## Source data
________________________________________

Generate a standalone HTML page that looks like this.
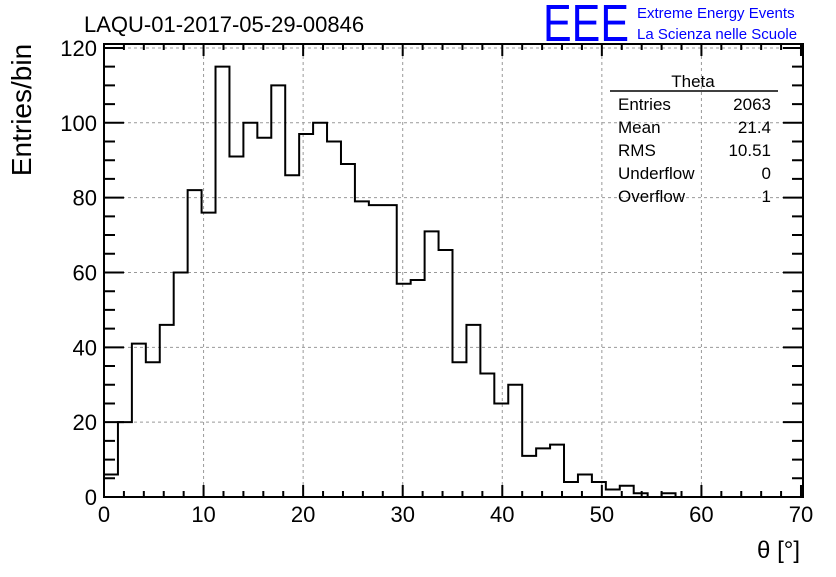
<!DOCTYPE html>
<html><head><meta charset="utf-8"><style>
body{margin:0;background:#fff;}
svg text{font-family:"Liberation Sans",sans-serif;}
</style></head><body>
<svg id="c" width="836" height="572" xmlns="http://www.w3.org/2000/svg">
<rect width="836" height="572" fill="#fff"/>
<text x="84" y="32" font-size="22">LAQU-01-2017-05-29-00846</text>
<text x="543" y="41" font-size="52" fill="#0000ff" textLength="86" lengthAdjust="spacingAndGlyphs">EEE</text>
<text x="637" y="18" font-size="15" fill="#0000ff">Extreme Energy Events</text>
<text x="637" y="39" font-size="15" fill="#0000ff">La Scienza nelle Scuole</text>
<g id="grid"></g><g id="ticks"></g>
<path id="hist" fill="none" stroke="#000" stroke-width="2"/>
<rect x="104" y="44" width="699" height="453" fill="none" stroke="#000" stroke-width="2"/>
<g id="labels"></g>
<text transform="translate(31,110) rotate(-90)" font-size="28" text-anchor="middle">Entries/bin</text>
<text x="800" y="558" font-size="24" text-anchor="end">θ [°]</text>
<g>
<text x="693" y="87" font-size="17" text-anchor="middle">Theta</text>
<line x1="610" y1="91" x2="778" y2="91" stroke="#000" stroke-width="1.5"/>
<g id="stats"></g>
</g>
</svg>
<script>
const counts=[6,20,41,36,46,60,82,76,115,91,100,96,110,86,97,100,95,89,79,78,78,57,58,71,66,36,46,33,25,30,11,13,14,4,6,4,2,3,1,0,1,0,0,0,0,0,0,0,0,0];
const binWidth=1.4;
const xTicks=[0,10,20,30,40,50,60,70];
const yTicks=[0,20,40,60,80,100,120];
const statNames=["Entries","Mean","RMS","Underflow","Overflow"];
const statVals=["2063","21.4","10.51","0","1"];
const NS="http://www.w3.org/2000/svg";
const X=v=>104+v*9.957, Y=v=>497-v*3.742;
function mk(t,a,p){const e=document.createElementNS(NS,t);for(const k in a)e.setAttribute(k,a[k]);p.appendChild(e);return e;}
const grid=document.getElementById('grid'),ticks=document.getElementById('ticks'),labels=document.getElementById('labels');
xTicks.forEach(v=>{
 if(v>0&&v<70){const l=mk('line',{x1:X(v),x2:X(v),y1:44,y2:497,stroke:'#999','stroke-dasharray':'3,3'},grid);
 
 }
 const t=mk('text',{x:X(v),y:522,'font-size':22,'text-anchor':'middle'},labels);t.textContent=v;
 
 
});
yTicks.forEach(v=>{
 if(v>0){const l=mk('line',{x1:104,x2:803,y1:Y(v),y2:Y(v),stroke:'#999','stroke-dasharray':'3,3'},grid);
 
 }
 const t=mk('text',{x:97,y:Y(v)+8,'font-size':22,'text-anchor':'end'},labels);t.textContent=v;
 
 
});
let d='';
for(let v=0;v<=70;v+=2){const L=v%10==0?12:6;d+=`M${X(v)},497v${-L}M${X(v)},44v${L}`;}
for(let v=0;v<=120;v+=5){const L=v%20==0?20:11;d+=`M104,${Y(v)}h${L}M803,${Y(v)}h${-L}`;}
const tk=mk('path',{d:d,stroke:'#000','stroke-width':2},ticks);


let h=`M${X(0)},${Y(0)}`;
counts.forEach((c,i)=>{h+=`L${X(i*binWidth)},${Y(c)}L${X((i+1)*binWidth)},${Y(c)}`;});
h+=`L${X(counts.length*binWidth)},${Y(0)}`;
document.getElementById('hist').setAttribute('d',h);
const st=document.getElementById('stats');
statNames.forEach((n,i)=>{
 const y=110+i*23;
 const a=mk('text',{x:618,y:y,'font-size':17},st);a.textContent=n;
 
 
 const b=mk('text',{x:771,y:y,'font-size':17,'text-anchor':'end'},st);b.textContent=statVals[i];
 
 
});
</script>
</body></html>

________________________________________

## Work to complete
Transcribe the material exactly, keeping every word and none of the pictures.

## Reply to the task
Generate a standalone HTML page that looks like this.
<!DOCTYPE html>
<html><head><meta charset="utf-8"><style>
body{margin:0;background:#fff;}
svg text{font-family:"Liberation Sans",sans-serif;}
</style></head><body>
<svg id="c" width="836" height="572" xmlns="http://www.w3.org/2000/svg">
<rect width="836" height="572" fill="#fff"/>
<text x="84" y="32" font-size="22">LAQU-01-2017-05-29-00846</text>
<text x="543" y="41" font-size="52" fill="#0000ff" textLength="86" lengthAdjust="spacingAndGlyphs">EEE</text>
<text x="637" y="18" font-size="15" fill="#0000ff">Extreme Energy Events</text>
<text x="637" y="39" font-size="15" fill="#0000ff">La Scienza nelle Scuole</text>
<g id="grid"></g><g id="ticks"></g>
<path id="hist" fill="none" stroke="#000" stroke-width="2"/>
<rect x="104" y="44" width="699" height="453" fill="none" stroke="#000" stroke-width="2"/>
<g id="labels"></g>
<text transform="translate(31,110) rotate(-90)" font-size="28" text-anchor="middle">Entries/bin</text>
<text x="800" y="558" font-size="24" text-anchor="end">θ [°]</text>
<g>
<text x="693" y="87" font-size="17" text-anchor="middle">Theta</text>
<line x1="610" y1="91" x2="778" y2="91" stroke="#000" stroke-width="1.5"/>
<g id="stats"></g>
</g>
</svg>
<script>
const counts=[6,20,41,36,46,60,82,76,115,91,100,96,110,86,97,100,95,89,79,78,78,57,58,71,66,36,46,33,25,30,11,13,14,4,6,4,2,3,1,0,1,0,0,0,0,0,0,0,0,0];
const binWidth=1.4;
const xTicks=[0,10,20,30,40,50,60,70];
const yTicks=[0,20,40,60,80,100,120];
const statNames=["Entries","Mean","RMS","Underflow","Overflow"];
const statVals=["2063","21.4","10.51","0","1"];
const NS="http://www.w3.org/2000/svg";
const X=v=>104+v*9.957, Y=v=>497-v*3.742;
function mk(t,a,p){const e=document.createElementNS(NS,t);for(const k in a)e.setAttribute(k,a[k]);p.appendChild(e);return e;}
const grid=document.getElementById('grid'),ticks=document.getElementById('ticks'),labels=document.getElementById('labels');
xTicks.forEach(v=>{
 if(v>0&&v<70){const l=mk('line',{x1:X(v),x2:X(v),y1:44,y2:497,stroke:'#999','stroke-dasharray':'3,3'},grid);
 
 }
 const t=mk('text',{x:X(v),y:522,'font-size':22,'text-anchor':'middle'},labels);t.textContent=v;
 
 
});
yTicks.forEach(v=>{
 if(v>0){const l=mk('line',{x1:104,x2:803,y1:Y(v),y2:Y(v),stroke:'#999','stroke-dasharray':'3,3'},grid);
 
 }
 const t=mk('text',{x:97,y:Y(v)+8,'font-size':22,'text-anchor':'end'},labels);t.textContent=v;
 
 
});
let d='';
for(let v=0;v<=70;v+=2){const L=v%10==0?12:6;d+=`M${X(v)},497v${-L}M${X(v)},44v${L}`;}
for(let v=0;v<=120;v+=5){const L=v%20==0?20:11;d+=`M104,${Y(v)}h${L}M803,${Y(v)}h${-L}`;}
const tk=mk('path',{d:d,stroke:'#000','stroke-width':2},ticks);


let h=`M${X(0)},${Y(0)}`;
counts.forEach((c,i)=>{h+=`L${X(i*binWidth)},${Y(c)}L${X((i+1)*binWidth)},${Y(c)}`;});
h+=`L${X(counts.length*binWidth)},${Y(0)}`;
document.getElementById('hist').setAttribute('d',h);
const st=document.getElementById('stats');
statNames.forEach((n,i)=>{
 const y=110+i*23;
 const a=mk('text',{x:618,y:y,'font-size':17},st);a.textContent=n;
 
 
 const b=mk('text',{x:771,y:y,'font-size':17,'text-anchor':'end'},st);b.textContent=statVals[i];
 
 
});
</script>
</body></html>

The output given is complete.